Fenomena yang sama saat itu terjadi juga di Blitar, Jatim.
"Kemudian diproses melalui MK (Mahkamah Konstitusi). MK mengambil keputusan ketika ada calon tunggal, maka kemudian dibuka kotak kosong. Ini ada kontestasi, membuka sebuah ruang demokrasi," jelas Hasto.
Di sisi lain, Hasto juga menyebut syarat ambang batas pencalonan kepala daerah 20 persen dari kursi DPRD, bukan merupakan pembatasan hak demokrasi.
Syarat itu, menurut dia, untuk memastikan pemerintahan nantinya berjalan baik dengan dukungan DPRD.

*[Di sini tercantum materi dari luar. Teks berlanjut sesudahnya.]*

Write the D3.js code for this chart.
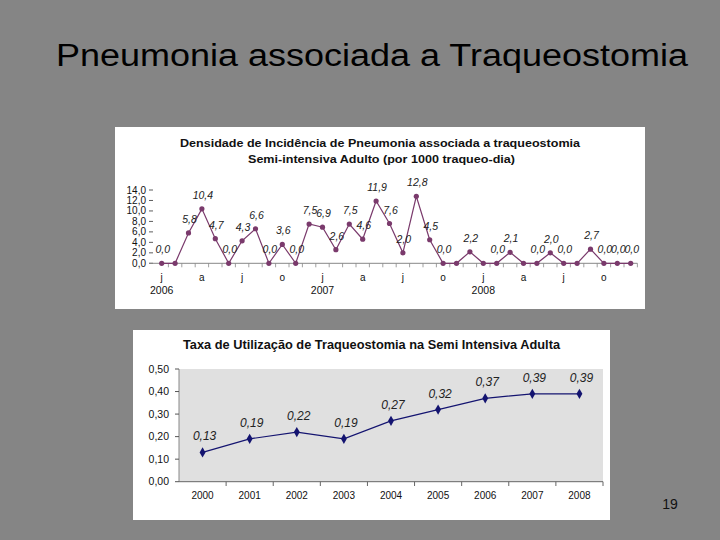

"Itu jaminan efektivitas pemerintahan. Anda bisa bayangkan kalau seorang kepala daerah hanya punya satu kursi [pendukung di DPRD]. Dia harus mengelola sekian parpol. Bagaimana nanti konsolidasinya?" kata dia.
Pada kesempatan yang sama, Direktur Lingkar Madani untuk Indonesia (LIMA) Ray Rangkuti mengatakan fenomena calon tunggal ke depan akan semakin marak.
"Kalau sekarang hampir 28 [pasangan calon], mungkin ke depan bisa 30, 40 dan seterusnya. Dan terlihat itu cara mudah untuk menang. Calon tunggal itu jauh lebih mudah meraih suara, dibanding pertandingan dengan banyak lawan," kata dia.